→ **Problem**:
Give the listing below again in full, exactly as written.

→ **Dataset section**:
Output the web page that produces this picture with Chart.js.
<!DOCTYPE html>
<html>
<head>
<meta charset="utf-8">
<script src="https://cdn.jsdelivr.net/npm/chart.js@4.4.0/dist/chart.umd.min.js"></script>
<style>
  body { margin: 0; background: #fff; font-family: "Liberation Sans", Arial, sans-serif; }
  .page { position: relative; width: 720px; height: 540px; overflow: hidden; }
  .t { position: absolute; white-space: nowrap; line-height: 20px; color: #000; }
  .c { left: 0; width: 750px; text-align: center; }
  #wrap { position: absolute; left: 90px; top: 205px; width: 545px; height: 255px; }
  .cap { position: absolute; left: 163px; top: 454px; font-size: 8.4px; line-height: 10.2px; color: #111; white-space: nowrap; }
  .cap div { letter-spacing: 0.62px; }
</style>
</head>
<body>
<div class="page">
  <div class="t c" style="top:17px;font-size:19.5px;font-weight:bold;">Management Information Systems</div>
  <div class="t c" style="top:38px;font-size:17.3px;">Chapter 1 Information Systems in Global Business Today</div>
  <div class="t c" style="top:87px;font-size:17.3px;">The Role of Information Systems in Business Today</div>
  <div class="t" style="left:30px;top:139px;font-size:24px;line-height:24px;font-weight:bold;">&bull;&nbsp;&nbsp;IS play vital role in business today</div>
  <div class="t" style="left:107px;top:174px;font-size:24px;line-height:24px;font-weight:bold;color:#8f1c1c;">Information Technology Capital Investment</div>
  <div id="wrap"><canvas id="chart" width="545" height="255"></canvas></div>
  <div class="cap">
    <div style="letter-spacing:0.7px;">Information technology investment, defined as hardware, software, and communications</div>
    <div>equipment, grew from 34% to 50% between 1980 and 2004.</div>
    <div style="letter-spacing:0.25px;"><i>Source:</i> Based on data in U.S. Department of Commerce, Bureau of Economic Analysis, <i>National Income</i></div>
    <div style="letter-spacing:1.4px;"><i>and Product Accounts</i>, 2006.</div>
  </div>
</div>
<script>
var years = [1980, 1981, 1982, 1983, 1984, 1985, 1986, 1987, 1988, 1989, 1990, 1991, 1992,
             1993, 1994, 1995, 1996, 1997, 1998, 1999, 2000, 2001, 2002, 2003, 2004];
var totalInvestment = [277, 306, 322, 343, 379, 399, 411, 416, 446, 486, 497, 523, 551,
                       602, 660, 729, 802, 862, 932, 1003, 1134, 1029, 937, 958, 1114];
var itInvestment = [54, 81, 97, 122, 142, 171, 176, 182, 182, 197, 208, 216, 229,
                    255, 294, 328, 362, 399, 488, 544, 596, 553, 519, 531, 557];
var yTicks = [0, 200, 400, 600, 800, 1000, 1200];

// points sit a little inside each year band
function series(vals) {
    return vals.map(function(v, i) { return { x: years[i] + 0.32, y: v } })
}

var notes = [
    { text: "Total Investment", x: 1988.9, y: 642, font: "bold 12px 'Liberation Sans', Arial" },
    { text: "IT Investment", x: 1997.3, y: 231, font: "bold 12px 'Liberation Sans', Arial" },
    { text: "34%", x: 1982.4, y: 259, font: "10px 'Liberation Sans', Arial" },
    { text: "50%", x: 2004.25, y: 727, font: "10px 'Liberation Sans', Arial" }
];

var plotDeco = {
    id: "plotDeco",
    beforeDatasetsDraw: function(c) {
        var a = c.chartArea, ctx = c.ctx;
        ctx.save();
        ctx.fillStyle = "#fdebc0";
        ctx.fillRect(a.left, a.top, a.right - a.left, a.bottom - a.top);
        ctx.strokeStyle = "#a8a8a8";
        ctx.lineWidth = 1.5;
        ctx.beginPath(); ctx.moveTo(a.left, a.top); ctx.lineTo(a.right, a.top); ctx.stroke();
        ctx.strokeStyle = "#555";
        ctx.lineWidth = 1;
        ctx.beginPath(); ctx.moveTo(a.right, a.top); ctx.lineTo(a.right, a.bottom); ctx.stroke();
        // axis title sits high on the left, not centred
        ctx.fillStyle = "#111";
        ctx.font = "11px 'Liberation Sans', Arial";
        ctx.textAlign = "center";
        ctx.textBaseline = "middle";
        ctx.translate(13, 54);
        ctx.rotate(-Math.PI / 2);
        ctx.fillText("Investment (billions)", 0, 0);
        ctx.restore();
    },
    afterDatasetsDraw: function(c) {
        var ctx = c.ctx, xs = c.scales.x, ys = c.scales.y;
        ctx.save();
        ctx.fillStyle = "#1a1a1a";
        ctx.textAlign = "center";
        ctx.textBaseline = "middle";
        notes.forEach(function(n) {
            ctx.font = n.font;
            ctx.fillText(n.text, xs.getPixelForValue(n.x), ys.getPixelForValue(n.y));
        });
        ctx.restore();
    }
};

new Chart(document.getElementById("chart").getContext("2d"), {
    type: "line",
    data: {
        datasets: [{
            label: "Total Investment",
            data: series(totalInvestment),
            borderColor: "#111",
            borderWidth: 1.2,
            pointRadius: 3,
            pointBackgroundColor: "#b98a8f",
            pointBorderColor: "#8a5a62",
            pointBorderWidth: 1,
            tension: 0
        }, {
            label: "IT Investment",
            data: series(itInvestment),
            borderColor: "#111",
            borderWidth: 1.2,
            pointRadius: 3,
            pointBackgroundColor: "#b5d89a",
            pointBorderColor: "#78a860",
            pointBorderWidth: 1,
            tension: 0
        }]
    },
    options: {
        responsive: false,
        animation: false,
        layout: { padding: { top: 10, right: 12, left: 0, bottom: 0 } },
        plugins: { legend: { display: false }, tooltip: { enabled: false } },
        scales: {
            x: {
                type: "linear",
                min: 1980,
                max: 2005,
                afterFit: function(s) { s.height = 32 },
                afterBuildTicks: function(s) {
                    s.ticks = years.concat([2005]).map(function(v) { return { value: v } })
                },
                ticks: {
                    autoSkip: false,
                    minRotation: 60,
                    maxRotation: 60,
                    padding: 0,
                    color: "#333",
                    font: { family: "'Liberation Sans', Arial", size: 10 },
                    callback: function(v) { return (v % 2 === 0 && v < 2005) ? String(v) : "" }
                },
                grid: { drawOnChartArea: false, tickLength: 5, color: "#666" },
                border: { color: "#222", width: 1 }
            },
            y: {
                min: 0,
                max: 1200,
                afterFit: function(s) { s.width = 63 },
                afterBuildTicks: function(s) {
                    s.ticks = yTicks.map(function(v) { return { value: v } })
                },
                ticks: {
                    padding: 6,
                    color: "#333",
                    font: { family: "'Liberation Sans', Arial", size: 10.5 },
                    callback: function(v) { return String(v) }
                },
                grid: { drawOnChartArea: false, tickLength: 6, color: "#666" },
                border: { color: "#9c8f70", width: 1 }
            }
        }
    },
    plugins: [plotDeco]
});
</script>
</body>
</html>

→ **Answer below**:
Output the web page that produces this picture with Chart.js.
<!DOCTYPE html>
<html>
<head>
<meta charset="utf-8">
<script src="https://cdn.jsdelivr.net/npm/chart.js@4.4.0/dist/chart.umd.min.js"></script>
<style>
  body { margin: 0; background: #fff; font-family: "Liberation Sans", Arial, sans-serif; }
  .page { position: relative; width: 720px; height: 540px; overflow: hidden; }
  .t { position: absolute; white-space: nowrap; line-height: 20px; color: #000; }
  .c { left: 0; width: 750px; text-align: center; }
  #wrap { position: absolute; left: 90px; top: 205px; width: 545px; height: 255px; }
  .cap { position: absolute; left: 163px; top: 454px; font-size: 8.4px; line-height: 10.2px; color: #111; white-space: nowrap; }
  .cap div { letter-spacing: 0.62px; }
</style>
</head>
<body>
<div class="page">
  <div class="t c" style="top:17px;font-size:19.5px;font-weight:bold;">Management Information Systems</div>
  <div class="t c" style="top:38px;font-size:17.3px;">Chapter 1 Information Systems in Global Business Today</div>
  <div class="t c" style="top:87px;font-size:17.3px;">The Role of Information Systems in Business Today</div>
  <div class="t" style="left:30px;top:139px;font-size:24px;line-height:24px;font-weight:bold;">&bull;&nbsp;&nbsp;IS play vital role in business today</div>
  <div class="t" style="left:107px;top:174px;font-size:24px;line-height:24px;font-weight:bold;color:#8f1c1c;">Information Technology Capital Investment</div>
  <div id="wrap"><canvas id="chart" width="545" height="255"></canvas></div>
  <div class="cap">
    <div style="letter-spacing:0.7px;">Information technology investment, defined as hardware, software, and communications</div>
    <div>equipment, grew from 34% to 50% between 1980 and 2004.</div>
    <div style="letter-spacing:0.25px;"><i>Source:</i> Based on data in U.S. Department of Commerce, Bureau of Economic Analysis, <i>National Income</i></div>
    <div style="letter-spacing:1.4px;"><i>and Product Accounts</i>, 2006.</div>
  </div>
</div>
<script>
var years = [1980, 1981, 1982, 1983, 1984, 1985, 1986, 1987, 1988, 1989, 1990, 1991, 1992,
             1993, 1994, 1995, 1996, 1997, 1998, 1999, 2000, 2001, 2002, 2003, 2004];
var totalInvestment = [277, 306, 322, 343, 379, 399, 411, 416, 446, 486, 497, 523, 551,
                       602, 660, 729, 802, 862, 932, 1003, 1134, 1029, 937, 958, 1114];
var itInvestment = [54, 81, 97, 122, 142, 171, 176, 182, 182, 197, 208, 216, 229,
                    255, 294, 328, 362, 399, 488, 544, 596, 553, 519, 531, 557];
var yTicks = [0, 200, 400, 600, 800, 1000, 1200];

// points sit a little inside each year band
function series(vals) {
    return vals.map(function(v, i) { return { x: years[i] + 0.32, y: v } })
}

var notes = [
    { text: "Total Investment", x: 1988.9, y: 642, font: "bold 12px 'Liberation Sans', Arial" },
    { text: "IT Investment", x: 1997.3, y: 231, font: "bold 12px 'Liberation Sans', Arial" },
    { text: "34%", x: 1982.4, y: 259, font: "10px 'Liberation Sans', Arial" },
    { text: "50%", x: 2004.25, y: 727, font: "10px 'Liberation Sans', Arial" }
];

var plotDeco = {
    id: "plotDeco",
    beforeDatasetsDraw: function(c) {
        var a = c.chartArea, ctx = c.ctx;
        ctx.save();
        ctx.fillStyle = "#fdebc0";
        ctx.fillRect(a.left, a.top, a.right - a.left, a.bottom - a.top);
        ctx.strokeStyle = "#a8a8a8";
        ctx.lineWidth = 1.5;
        ctx.beginPath(); ctx.moveTo(a.left, a.top); ctx.lineTo(a.right, a.top); ctx.stroke();
        ctx.strokeStyle = "#555";
        ctx.lineWidth = 1;
        ctx.beginPath(); ctx.moveTo(a.right, a.top); ctx.lineTo(a.right, a.bottom); ctx.stroke();
        // axis title sits high on the left, not centred
        ctx.fillStyle = "#111";
        ctx.font = "11px 'Liberation Sans', Arial";
        ctx.textAlign = "center";
        ctx.textBaseline = "middle";
        ctx.translate(13, 54);
        ctx.rotate(-Math.PI / 2);
        ctx.fillText("Investment (billions)", 0, 0);
        ctx.restore();
    },
    afterDatasetsDraw: function(c) {
        var ctx = c.ctx, xs = c.scales.x, ys = c.scales.y;
        ctx.save();
        ctx.fillStyle = "#1a1a1a";
        ctx.textAlign = "center";
        ctx.textBaseline = "middle";
        notes.forEach(function(n) {
            ctx.font = n.font;
            ctx.fillText(n.text, xs.getPixelForValue(n.x), ys.getPixelForValue(n.y));
        });
        ctx.restore();
    }
};

new Chart(document.getElementById("chart").getContext("2d"), {
    type: "line",
    data: {
        datasets: [{
            label: "Total Investment",
            data: series(totalInvestment),
            borderColor: "#111",
            borderWidth: 1.2,
            pointRadius: 3,
            pointBackgroundColor: "#b98a8f",
            pointBorderColor: "#8a5a62",
            pointBorderWidth: 1,
            tension: 0
        }, {
            label: "IT Investment",
            data: series(itInvestment),
            borderColor: "#111",
            borderWidth: 1.2,
            pointRadius: 3,
            pointBackgroundColor: "#b5d89a",
            pointBorderColor: "#78a860",
            pointBorderWidth: 1,
            tension: 0
        }]
    },
    options: {
        responsive: false,
        animation: false,
        layout: { padding: { top: 10, right: 12, left: 0, bottom: 0 } },
        plugins: { legend: { display: false }, tooltip: { enabled: false } },
        scales: {
            x: {
                type: "linear",
                min: 1980,
                max: 2005,
                afterFit: function(s) { s.height = 32 },
                afterBuildTicks: function(s) {
                    s.ticks = years.concat([2005]).map(function(v) { return { value: v } })
                },
                ticks: {
                    autoSkip: false,
                    minRotation: 60,
                    maxRotation: 60,
                    padding: 0,
                    color: "#333",
                    font: { family: "'Liberation Sans', Arial", size: 10 },
                    callback: function(v) { return (v % 2 === 0 && v < 2005) ? String(v) : "" }
                },
                grid: { drawOnChartArea: false, tickLength: 5, color: "#666" },
                border: { color: "#222", width: 1 }
            },
            y: {
                min: 0,
                max: 1200,
                afterFit: function(s) { s.width = 63 },
                afterBuildTicks: function(s) {
                    s.ticks = yTicks.map(function(v) { return { value: v } })
                },
                ticks: {
                    padding: 6,
                    color: "#333",
                    font: { family: "'Liberation Sans', Arial", size: 10.5 },
                    callback: function(v) { return String(v) }
                },
                grid: { drawOnChartArea: false, tickLength: 6, color: "#666" },
                border: { color: "#9c8f70", width: 1 }
            }
        }
    },
    plugins: [plotDeco]
});
</script>
</body>
</html>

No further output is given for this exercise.